• [STATED EXERCISE] Exactly the lines from the start of the data below through the line that contains "from matplotlib.ticker import" are to be copied, with pictures left out.
++++++
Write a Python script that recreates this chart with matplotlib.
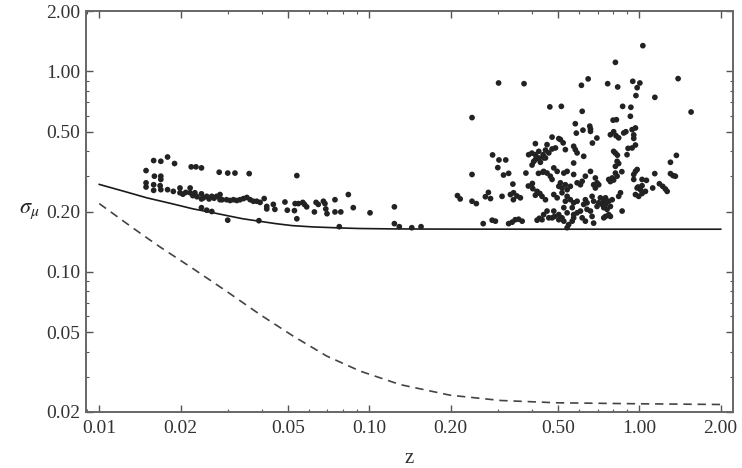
import matplotlib
matplotlib.use('Agg')
import matplotlib.pyplot as plt
from matplotlib.ticker import FixedLocator, FixedFormatter, LogLocator, NullFormatter

plt.rcParams['font.family'] = ['Liberation Serif', 'DejaVu Serif']
plt.rcParams['mathtext.fontset'] = 'stix'

# ---------------- data ----------------
x_ticks = [0.01, 0.02, 0.05, 0.10, 0.20, 0.50, 1.00, 2.00]
x_tick_labels = ['0.01', '0.02', '0.05', '0.10', '0.20', '0.50', '1.00', '2.00']
y_ticks = [0.02, 0.05, 0.10, 0.20, 0.50, 1.00, 2.00]
y_tick_labels = ['0.02', '0.05', '0.10', '0.20', '0.50', '1.00', '2.00']

# solid curve (total floor)
solid_z = [0.010, 0.0125, 0.015, 0.0185, 0.0223, 0.026, 0.0296, 0.034, 0.039, 0.045,
           0.052, 0.062, 0.078, 0.092, 0.12, 0.16, 0.25, 0.5, 1.0, 2.0]
solid_sigma = [0.273, 0.251, 0.234, 0.219, 0.206, 0.198, 0.191, 0.184, 0.179, 0.174,
               0.170, 0.1675, 0.1656, 0.1645, 0.1638, 0.1635, 0.1633, 0.1632, 0.1632, 0.1632]

# dashed curve
dashed_z = [0.010, 0.0132, 0.0152, 0.0168, 0.0223, 0.0296, 0.0394, 0.0524, 0.0696,
            0.0924, 0.130, 0.199, 0.306, 0.496, 1.0, 2.0]
dashed_sigma = [0.219, 0.167, 0.146, 0.133, 0.1035, 0.0800, 0.0612, 0.0477, 0.0380,
                0.0320, 0.0274, 0.02426, 0.02283, 0.02223, 0.02198, 0.0218]

# supernova points: low-z sample
lowz_z = [0.0149, 0.0159, 0.0169, 0.0179, 0.0190, 0.0219, 0.0228, 0.0239, 0.0278, 0.0299,
          0.0318, 0.0359, 0.0160, 0.0169, 0.0169, 0.0149, 0.0149, 0.0159, 0.0159, 0.0168,
          0.0169, 0.0179, 0.0188, 0.0199, 0.0199, 0.0209, 0.0217, 0.0217, 0.0226, 0.0230,
          0.0239, 0.0239, 0.0250, 0.0261, 0.0272, 0.0280, 0.0280, 0.0239, 0.0250, 0.0261,
          0.0299, 0.0390, 0.0296, 0.0305, 0.0314, 0.0323, 0.0332, 0.0342, 0.0352, 0.0362,
          0.0372, 0.0383, 0.0394, 0.0408, 0.0417, 0.0417, 0.0441, 0.0447, 0.0487, 0.0497,
          0.0528, 0.0531, 0.0539, 0.0539, 0.0546, 0.0567, 0.0575, 0.0586, 0.0626, 0.0635,
          0.0647, 0.0676, 0.0685, 0.0690, 0.0697, 0.0746, 0.0746, 0.0774, 0.0784, 0.0836,
          0.0872, 0.1006, 0.1238, 0.1238, 0.1291, 0.1436, 0.1554, 0.0243, 0.0255, 0.0266,
          0.0285, 0.0204, 0.0222]
lowz_sigma = [0.320, 0.359, 0.356, 0.374, 0.347, 0.334, 0.334, 0.330, 0.314, 0.311,
              0.311, 0.309, 0.300, 0.300, 0.289, 0.278, 0.265, 0.272, 0.255, 0.269,
              0.257, 0.257, 0.252, 0.262, 0.248, 0.249, 0.262, 0.248, 0.248, 0.237,
              0.245, 0.231, 0.238, 0.238, 0.238, 0.243, 0.229, 0.209, 0.203, 0.200,
              0.181, 0.180, 0.229, 0.227, 0.229, 0.227, 0.229, 0.232, 0.235, 0.229,
              0.225, 0.225, 0.222, 0.232, 0.212, 0.206, 0.217, 0.205, 0.223, 0.203,
              0.202, 0.219, 0.302, 0.184, 0.219, 0.222, 0.217, 0.211, 0.199, 0.222,
              0.217, 0.225, 0.219, 0.206, 0.195, 0.229, 0.199, 0.168, 0.199, 0.243,
              0.209, 0.197, 0.211, 0.174, 0.168, 0.166, 0.168, 0.234, 0.231, 0.233,
              0.229, 0.244, 0.240]

# supernova points: high-z sample
highz_z = [1.030, 0.815, 0.301, 0.374, 0.646, 0.610, 0.763, 0.831, 0.945, 1.004,
           0.981, 0.971, 1.141, 1.391, 1.554, 0.240, 0.466, 0.514, 0.614, 0.867,
           0.930, 0.926, 0.799, 0.822, 0.579, 0.655, 0.659, 0.659, 0.618, 0.584,
           0.696, 0.781, 0.803, 0.819, 0.838, 0.875, 0.891, 0.940, 0.967, 0.953,
           0.953, 0.967, 0.475, 0.503, 0.510, 0.522, 0.455, 0.449, 0.462, 0.475,
           0.489, 0.440, 0.449, 0.532, 0.571, 0.579, 0.588, 0.622, 0.670, 0.571,
           0.442, 0.455, 0.468, 0.482, 0.496, 0.525, 0.540, 0.510, 0.503, 0.517,
           0.532, 0.540, 0.555, 0.475, 0.571, 0.588, 0.605, 0.614, 0.631, 0.659,
           0.436, 0.449, 0.482, 0.496, 0.517, 0.540, 0.532, 0.555, 0.588, 0.571,
           0.564, 0.631, 0.640, 0.622, 0.668, 0.677, 0.442, 0.455, 0.462, 0.436,
           0.482, 0.503, 0.525, 0.540, 0.503, 0.517, 0.525, 0.571, 0.588, 0.605,
           0.547, 0.540, 0.571, 0.564, 0.640, 0.659, 0.668, 0.614, 0.631, 0.677,
           0.803, 0.815, 0.829, 0.900, 0.908, 0.827, 0.838, 0.815, 0.861, 0.815,
           0.827, 0.770, 0.793, 0.803, 0.781, 0.687, 0.697, 0.677, 0.707, 0.687,
           0.953, 0.967, 0.953, 1.023, 0.851, 0.838, 0.981, 1.009, 0.967, 0.994,
           1.023, 1.053, 0.717, 0.738, 0.749, 0.707, 0.728, 0.749, 0.770, 0.697,
           0.738, 0.759, 0.793, 0.781, 0.863, 0.749, 0.770, 0.781, 0.738, 0.981,
           1.062, 1.023, 0.989, 1.186, 1.220, 1.248, 1.267, 1.120, 1.140, 1.303,
           1.333, 1.359, 1.371, 1.303, 0.212, 0.217, 0.240, 0.249, 0.240, 0.264,
           0.285, 0.293, 0.269, 0.276, 0.281, 0.310, 0.333, 0.342, 0.352, 0.3625,
           0.3415, 0.328, 0.338, 0.347, 0.357, 0.368, 0.418, 0.426, 0.286, 0.302,
           0.320, 0.299, 0.314, 0.328, 0.380, 0.412, 0.389, 0.400, 0.412, 0.424,
           0.412, 0.424, 0.406, 0.4005, 0.430, 0.442, 0.423, 0.439, 0.340, 0.388,
           0.4015, 0.403, 0.418, 0.412, 0.428, 0.475, 0.485, 0.940]
highz_sigma = [1.343, 1.109, 0.875, 0.868, 0.917, 0.852, 0.868, 0.836, 0.892, 0.875,
               0.829, 0.757, 0.742, 0.920, 0.627, 0.588, 0.665, 0.669, 0.632, 0.669,
               0.662, 0.597, 0.571, 0.574, 0.548, 0.533, 0.516, 0.502, 0.509, 0.492,
               0.465, 0.483, 0.500, 0.478, 0.466, 0.493, 0.500, 0.512, 0.522, 0.482,
               0.463, 0.429, 0.470, 0.462, 0.457, 0.440, 0.431, 0.405, 0.392, 0.410,
               0.415, 0.384, 0.370, 0.407, 0.423, 0.407, 0.392, 0.377, 0.439, 0.349,
               0.317, 0.311, 0.300, 0.330, 0.317, 0.311, 0.317, 0.278, 0.267, 0.262,
               0.272, 0.257, 0.267, 0.289, 0.306, 0.278, 0.272, 0.283, 0.300, 0.317,
               0.238, 0.229, 0.243, 0.234, 0.248, 0.238, 0.225, 0.229, 0.225, 0.221,
               0.209, 0.229, 0.221, 0.217, 0.238, 0.225, 0.193, 0.201, 0.186, 0.182,
               0.201, 0.193, 0.209, 0.197, 0.182, 0.186, 0.179, 0.193, 0.197, 0.201,
               0.172, 0.166, 0.186, 0.179, 0.205, 0.201, 0.189, 0.186, 0.179, 0.175,
               0.399, 0.391, 0.382, 0.384, 0.413, 0.356, 0.347, 0.336, 0.316, 0.311,
               0.300, 0.289, 0.294, 0.287, 0.282, 0.294, 0.278, 0.272, 0.272, 0.262,
               0.306, 0.317, 0.289, 0.289, 0.248, 0.238, 0.262, 0.257, 0.243, 0.238,
               0.246, 0.252, 0.234, 0.225, 0.234, 0.221, 0.217, 0.217, 0.225, 0.212,
               0.209, 0.205, 0.229, 0.212, 0.201, 0.189, 0.193, 0.189, 0.186, 0.324,
               0.286, 0.269, 0.265, 0.275, 0.267, 0.259, 0.252, 0.262, 0.309, 0.309,
               0.302, 0.300, 0.381, 0.352, 0.240, 0.231, 0.225, 0.219, 0.306, 0.174,
               0.181, 0.179, 0.237, 0.249, 0.232, 0.238, 0.243, 0.248, 0.239, 0.234,
               0.229, 0.174, 0.177, 0.182, 0.183, 0.179, 0.181, 0.185, 0.383, 0.3615,
               0.3615, 0.331, 0.304, 0.310, 0.311, 0.436, 0.384, 0.391, 0.384, 0.399,
               0.363, 0.370, 0.355, 0.341, 0.352, 0.370, 0.310, 0.314, 0.274, 0.268,
               0.276, 0.260, 0.252, 0.241, 0.246, 0.186, 0.189, 0.415]

# ---------------- figure ----------------
W, H = 742, 468
fig = plt.figure(figsize=(W / 100, H / 100), dpi=100)
ax = fig.add_axes([86 / W, 1 - 412 / H, 647 / W, 401 / H])
ax.set_xscale('log')
ax.set_yscale('log')

ax.plot(solid_z, solid_sigma, color='#1a1a1a', lw=1.2, zorder=2)
ax.plot(dashed_z, dashed_sigma, color='#444444', lw=1.2, dashes=(5, 3.5), zorder=2)
ax.scatter(lowz_z + highz_z, lowz_sigma + highz_sigma, s=17, c='#222222',
           edgecolors='none', zorder=3)

ax.set_xlim(0.00893, 2.2214)
ax.set_ylim(0.02, 2.0)

ax.xaxis.set_major_locator(FixedLocator(x_ticks))
ax.xaxis.set_major_formatter(FixedFormatter(x_tick_labels))
ax.yaxis.set_major_locator(FixedLocator(y_ticks))
ax.yaxis.set_major_formatter(FixedFormatter(y_tick_labels))
ax.xaxis.set_minor_locator(LogLocator(base=10, subs=range(2, 10)))
ax.yaxis.set_minor_locator(LogLocator(base=10, subs=range(2, 10)))
ax.xaxis.set_minor_formatter(NullFormatter())
ax.yaxis.set_minor_formatter(NullFormatter())

ax.tick_params(which='both', direction='in', top=True, right=True, color='#555555',
               labelcolor='#333333', labelsize=14)
ax.tick_params(which='major', length=5, width=1.0)
ax.tick_params(which='minor', length=2.5, width=0.8)
ax.tick_params(axis='x', pad=6)
ax.tick_params(axis='y', pad=4)

for sp in ax.spines.values():
    sp.set_color('#666666')
    sp.set_linewidth(1.4)

ax.set_ylabel(r'$\sigma_\mu$', rotation=0, fontsize=16, color='#222222')
ax.yaxis.set_label_coords(-0.087, 0.5)
ax.yaxis.label.set_va('center')
ax.yaxis.label.set_ha('center')
ax.set_xlabel('z', fontsize=15, color='#333333')
ax.xaxis.set_label_coords(0.5, -0.092)
ax.xaxis.label.set_va('top')

fig.savefig('out.png', dpi=100)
++++++
• [TASK OUTPUT]
Write a Python script that recreates this chart with matplotlib.
import matplotlib
matplotlib.use('Agg')
import matplotlib.pyplot as plt
from matplotlib.ticker import FixedLocator, FixedFormatter, LogLocator, NullFormatter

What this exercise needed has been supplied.